Wednesday, March 22, 2006

I'll take the one less traveled by -

I don’t like poetry. Well that isn’t exactly true; I can appreciate good poetry, it’s just that most of it (with some obvious exceptions; Dante, Poe, etc.) is not good. I only like verse that rhymes (sue me) or at the very least has a solid rhythm. Too many of these long flowery sonnets are like bad run-on sentences, full of convoluted metaphors that cause my mind to wander (do I want a salad or a Shamrock Shake for lunch…hmmm?). Other reasons I don’t dig on poetry:

1) At a poetry reading in high school, a friend of my sister read a personal poem about her uncle molesting her on a boat as a child. Everyone clapped and told her she was a marvelous writer. I wanted to call child services.

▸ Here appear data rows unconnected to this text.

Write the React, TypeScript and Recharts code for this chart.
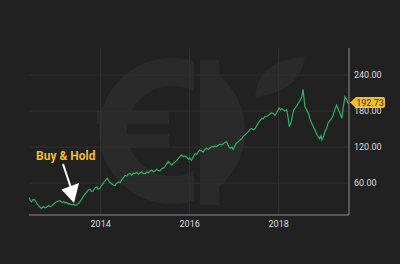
import React from "react";
import {
  LineChart,
  Line,
  XAxis,
  YAxis,
  ReferenceLine,
  ReferenceDot,
} from "recharts";

// decimal years (weekly-ish samples)
const dates = [
  2012.39, 2012.42, 2012.45, 2012.48, 2012.52, 2012.56, 2012.6, 2012.64, 2012.67, 2012.71,
  2012.75, 2012.79, 2012.83, 2012.86, 2012.9, 2012.94, 2012.97, 2013.01, 2013.05, 2013.09,
  2013.13, 2013.17, 2013.2, 2013.24, 2013.28, 2013.31, 2013.35, 2013.39, 2013.42, 2013.46,
  2013.5, 2013.53, 2013.57, 2013.6, 2013.64, 2013.67, 2013.69, 2013.73, 2013.76, 2013.8,
  2013.83, 2013.87, 2013.91, 2013.94, 2013.98, 2014.02, 2014.06, 2014.1, 2014.15, 2014.18,
  2014.21, 2014.25, 2014.29, 2014.32, 2014.36, 2014.4, 2014.44, 2014.47, 2014.51, 2014.55,
  2014.59, 2014.62, 2014.66, 2014.7, 2014.73, 2014.77, 2014.81, 2014.85, 2014.88, 2014.92,
  2014.96, 2015.0, 2015.04, 2015.07, 2015.11, 2015.15, 2015.18, 2015.22, 2015.26, 2015.29,
  2015.33, 2015.37, 2015.41, 2015.44, 2015.48, 2015.52, 2015.56, 2015.6, 2015.63, 2015.67,
  2015.71, 2015.74, 2015.78, 2015.82, 2015.86, 2015.89, 2015.93, 2015.97, 2016.0, 2016.04,
  2016.08, 2016.12, 2016.16, 2016.19, 2016.23, 2016.27, 2016.31, 2016.34, 2016.38, 2016.42,
  2016.46, 2016.5, 2016.53, 2016.57, 2016.61, 2016.64, 2016.68, 2016.72, 2016.76, 2016.8,
  2016.83, 2016.86, 2016.89, 2016.91, 2016.95, 2016.98, 2017.01, 2017.04, 2017.08, 2017.13,
  2017.17, 2017.2, 2017.24, 2017.28, 2017.32, 2017.35, 2017.39, 2017.43, 2017.47, 2017.5,
  2017.54, 2017.58, 2017.62, 2017.65, 2017.69, 2017.73, 2017.77, 2017.8, 2017.84, 2017.88,
  2017.92, 2017.96, 2018.01, 2018.04, 2018.07, 2018.1, 2018.14, 2018.18, 2018.21, 2018.24,
  2018.27, 2018.29, 2018.31, 2018.34, 2018.38, 2018.41, 2018.44, 2018.48, 2018.52, 2018.55,
  2018.57, 2018.59, 2018.63, 2018.67, 2018.7, 2018.74, 2018.78, 2018.82, 2018.86, 2018.89,
  2018.92, 2018.95, 2018.97, 2019.01, 2019.04, 2019.08, 2019.11, 2019.15, 2019.19, 2019.22,
  2019.26, 2019.3, 2019.34, 2019.38, 2019.42, 2019.45, 2019.49, 2019.53, 2019.56,
];

const prices = [
  36, 31, 29, 33, 32, 27, 23, 20, 18, 21,
  19, 20, 23, 21, 22, 25, 27, 29, 30, 31,
  28, 29, 27, 28, 25, 26, 24, 25, 23, 24,
  26, 29, 33, 37, 41, 44, 46, 49, 50, 46,
  47, 52, 54, 50, 51, 56, 60, 64, 68, 64,
  61, 59, 57, 56, 60, 62, 61, 65, 69, 73,
  72, 75, 76, 73, 77, 76, 78, 75, 77, 79,
  76, 76, 79, 77, 80, 82, 79, 80, 83, 81,
  80, 84, 85, 87, 92, 96, 93, 90, 93, 95,
  98, 101, 104, 107, 104, 105, 104, 100, 102, 98,
  104, 109, 108, 112, 115, 113, 112, 116, 118, 116,
  119, 121, 120, 122, 121, 123, 125, 124, 126, 128,
  129, 124, 119, 118, 120, 116, 121, 126, 128, 132,
  134, 138, 140, 143, 146, 149, 151, 149, 151, 155,
  160, 164, 168, 167, 171, 171, 173, 175, 177, 176,
  173, 178, 185, 182, 184, 182, 180, 182, 170, 154,
  160, 165, 173, 182, 186, 189, 193, 198, 204, 216,
  200, 187, 182, 176, 168, 160, 154, 148, 141, 137,
  134, 139, 132, 138, 146, 152, 160, 164, 168, 172,
  182, 190, 183, 176, 168, 186, 204, 199, 192.73,
];

const yearTicks = [2014, 2016, 2018];
const priceTicks = [60, 120, 180, 240];
const lastPrice = "192.73";

const data = dates.map((t, i) => ({ t, price: prices[i] }));

const BG = "#212121";
const MARK = "#2a2a2a";
const GRID = "#313131";
const YELLOW = "#f0bf2e";

function PriceTag(props: any) {
  const { cx, cy } = props;
  const x = cx + 1;
  const y = cy - 1;
  return (
    <g>
      <path
        d={`M${x},${y} L${x + 6},${y - 5.5} L${x + 33},${y - 5.5} Q${x + 35},${y - 5.5} ${x + 35},${y - 3.5} L${x + 35},${y + 3.5} Q${x + 35},${y + 5.5} ${x + 33},${y + 5.5} L${x + 6},${y + 5.5} Z`}
        fill={YELLOW}
      />
      <text
        x={x + 20}
        y={y + 3.2}
        textAnchor="middle"
        fontSize={9}
        fontFamily="Roboto, sans-serif"
        fill="#3a3424"
      >
        {lastPrice}
      </text>
    </g>
  );
}

export default function App() {
  return (
    <div style={{ position: "relative", width: 400, height: 264, background: BG }}>
      <style>{`body{margin:0}`}</style>
      {/* faint logo watermark behind the chart */}
      <svg width={400} height={264} style={{ position: "absolute", left: 0, top: 0 }}>
        <circle cx={172} cy={131} r={59} fill="none" stroke={MARK} strokeWidth={28} />
        <rect x={97} y={111} width={72} height={13} fill={MARK} />
        <rect x={103} y={134} width={66} height={13} fill={MARK} />
        <rect x={194} y={60} width={10} height={145} fill={BG} />
        <rect x={200} y={60} width={19} height={145} fill={MARK} />
        <path d="M255,97 Q258,60 305,57 Q300,92 255,97 Z" fill={MARK} />
      </svg>
      <div style={{ position: "absolute", left: 0, top: 0 }}>
        <LineChart
          width={400}
          height={264}
          data={data}
          margin={{ top: 48, right: 6, left: 29, bottom: 19 }}
        >
          <XAxis
            dataKey="t"
            type="number"
            domain={[2012.39, 2019.58]}
            ticks={yearTicks}
            allowDataOverflow
            height={30}
            axisLine={{ stroke: "#8c8c8c" }}
            tickLine={false}
            tickSize={3}
            tickMargin={3}
            tick={{ fill: "#dcdcdc", fontSize: 9, fontFamily: "Roboto, sans-serif" }}
          />
          <YAxis
            orientation="right"
            type="number"
            domain={[7, 285]}
            ticks={priceTicks}
            allowDataOverflow
            width={45}
            axisLine={{ stroke: "#8c8c8c" }}
            tickLine={false}
            tickSize={3}
            tickMargin={2}
            tickFormatter={(v) => Number(v).toFixed(2)}
            tick={{ fill: "#dcdcdc", fontSize: 9, fontFamily: "Roboto, sans-serif" }}
          />
          {priceTicks.map((v) => (
            <ReferenceLine key={`h${v}`} y={v} stroke={GRID} strokeWidth={1} />
          ))}
          {yearTicks.map((v) => (
            <ReferenceLine key={`v${v}`} x={v} stroke={GRID} strokeWidth={1} />
          ))}
          <Line
            type="linear"
            dataKey="price"
            stroke="#2fb063"
            strokeWidth={1.2}
            dot={false}
            isAnimationActive={false}
          />
          <ReferenceDot
            x={2019.58}
            y={192.73}
            r={0}
            ifOverflow="visible"
            shape={(p: any) => <PriceTag {...p} />}
          />
        </LineChart>
      </div>
      {/* annotation */}
      <svg width={400} height={264} style={{ position: "absolute", left: 0, top: 0, pointerEvents: "none" }}>
        <text
          x={36}
          y={160}
          fontSize={12}
          fontWeight={700}
          fontFamily="Roboto, sans-serif"
          fill={YELLOW}
        >
          Buy &amp; Hold
        </text>
        <line x1={63} y1={164} x2={71} y2={188} stroke="#ffffff" strokeWidth={2} />
        <polygon points="61.5,189.5 79,183 74,203" fill="#ffffff" />
      </svg>
    </div>
  );
}
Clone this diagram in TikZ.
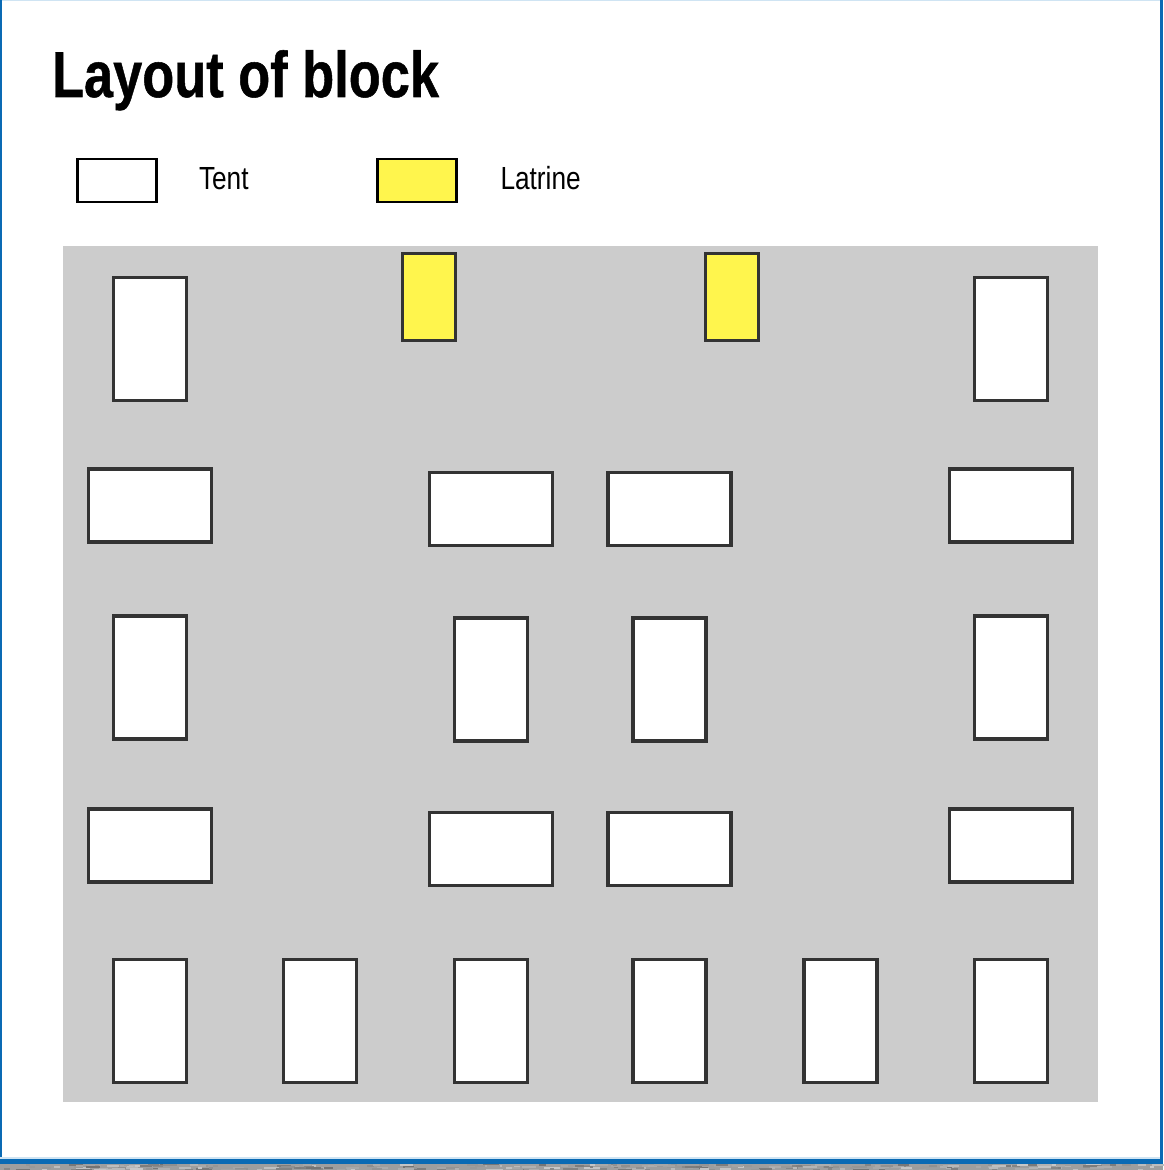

2) At the age of nine I wrote a color poem for school. In fact, it is the only poem I can remember writing and it is therefore burned into my brain to forever mock any writing ability I think I have.

Blue is the color of sadness and woe
Blue is a color in the rainbow
Blue is the feeling you get when you cry
Blue is the teardrop that falls from your eye

I wasn’t a depressed fourth-grader, I swear, blue is just less lame than white clouds and pink bunnies.

3) Who is this "man form Nantucket" and why is that the only line ever used from this infamous limerick? Is it too risqué to recite in its entirety (I can see some dangerous rhyming potential) or does the phrase have some meaning that has nothing to do with a New England man but instead speaks toward some life lesson? This is not a rhetorical question - I really want to know.

4) An old boyfriend was assigned to write a haiku for class. Being the typical love-sick teen, he wrote it about me:

static attraction
her hair in my face
tastes like love

Perhaps I should have swooned like any good adolescent girl whose boyfriend wrote her a love poem, but mostly I was annoyed that he was going to get a crap grade because it was obviously not a haiku (5-7-5 about nature) and that his D- was going to be earned in my honor. Bleh. (It didn’t help his case that he presented his poem to me on a post-it note. I tell you, kids these days just don’t understand romantic gestures.) Of course, it is the only poem a boy has written for me; I suppose that is why I still remember it.

5) Why, when reading poetry, do poets make their voices go up at the end of each line as though the poems are full of questions? (un-knowing? un-loving? un-love…ed?) Are there no declarative sentences in poetry?

My verse of choice is accompanied by an electric guitar not bongo drums - everyone loves good lyrics.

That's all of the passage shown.